9. I have listened carefully to the arguments put forward and have perused the authorities cited. In my mind there is no doubt that Ocean Island (or Banaba as it is now referred to) has been legally and constitutionally part of the Gilbert Islands since it was first annexed to the Gilbert and Ellice Islands in 1916. This is clear from the Statutory Instruments before this Court. With regard to the Statement of Intentions drawn up in 1947, I must say that, as I see it, it refers to the future of the Banaban Community on Rabi Island and to the fact that a majority of that community had agreed that they desired to reside on Rabi and to regard it as their headquarters and home. The fact that the document also gave them the right to visit and reside on Ocean Island does not, as far as I can see, give them any political or legal rights over and above those inherent in the Orders in Council then in existence and having effect with regard to Ocean Island. In my view the Statement of Intentions is just as valid today as it was in 1947, unless by mutual agreement any changes have been made in it, and the fact that the Gilbert Islands including Ocean Island became a self-governing Colony in 1975 has had no effect on the said document nor could the said document have had any effect on the 1975 Order or any other Order amending that Order.

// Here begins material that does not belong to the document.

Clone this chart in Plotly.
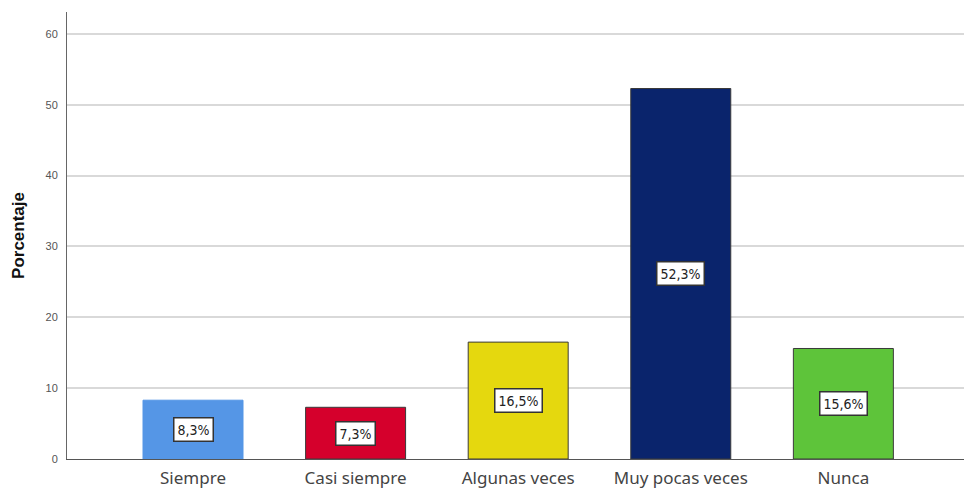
import plotly.graph_objects as go

categories = ["Siempre", "Casi siempre", "Algunas veces", "Muy pocas veces", "Nunca"]
percentages = [8.3, 7.3, 16.5, 52.3, 15.6]
bar_colors = ["#5596E6", "#D5002C", "#E5D80E", "#0A246C", "#5EC43A"]
edge_colors = ["#5596E6", "#3a3a3a", "#3a3a3a", "#3a3a3a", "#3a3a3a"]
y_ticks = [0, 10, 20, 30, 40, 50, 60]

positions = list(range(len(categories)))

fig = go.Figure(
    go.Bar(
        x=positions,
        y=percentages,
        width=0.615,
        marker=dict(color=bar_colors, line=dict(color=edge_colors, width=1)),
        hoverinfo="skip",
    )
)

# value boxes centred in each bar
for pos, val in zip(positions, percentages):
    fig.add_annotation(
        x=pos, y=val / 2,
        text=f"{val:.1f}%".replace(".", ","),
        showarrow=False,
        font=dict(family="DejaVu Sans Condensed, DejaVu Sans, sans-serif", size=14, color="#222"),
        bgcolor="white",
        bordercolor="#333",
        borderwidth=1.5,
        borderpad=3,
    )

fig.update_layout(
    width=964,
    height=488,
    margin=dict(l=67, r=0, t=12, b=29),
    plot_bgcolor="white",
    paper_bgcolor="white",
    showlegend=False,
    font=dict(family="Liberation Sans, Arial, sans-serif"),
    xaxis=dict(
        range=[-0.775, 4.742],
        tickmode="array",
        tickvals=positions,
        ticktext=categories,
        tickfont=dict(family="Noto Sans, sans-serif", size=17, color="#444"),
        showgrid=False,
        showline=True,
        linecolor="#555",
        linewidth=1,
        ticks="",
        ticklabelstandoff=4,
        zeroline=False,
    ),
    yaxis=dict(
        range=[0, 63.1],
        tickmode="array",
        tickvals=y_ticks,
        tickfont=dict(size=11, color="#555"),
        showgrid=True,
        gridcolor="#d9d9d9",
        gridwidth=2,
        showline=True,
        linecolor="#666",
        linewidth=1,
        ticks="",
        ticklabelstandoff=6,
        zeroline=False,
        title=dict(text="<b>Porcentaje</b>", font=dict(size=17, color="#111"), standoff=16),
    ),
)

fig.write_html("out.html")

10. I must, therefore, rule that the Statement of Intentions does not affect the jurisdiction of this Court or any other Court constituted under the laws of the Gilbert Islands to try cases or hear matters arising on Ocean Island or Banaba and I overrule the objection.


11. This Court may, therefore, proceed to try the case now before it as it has jurisdiction to do so.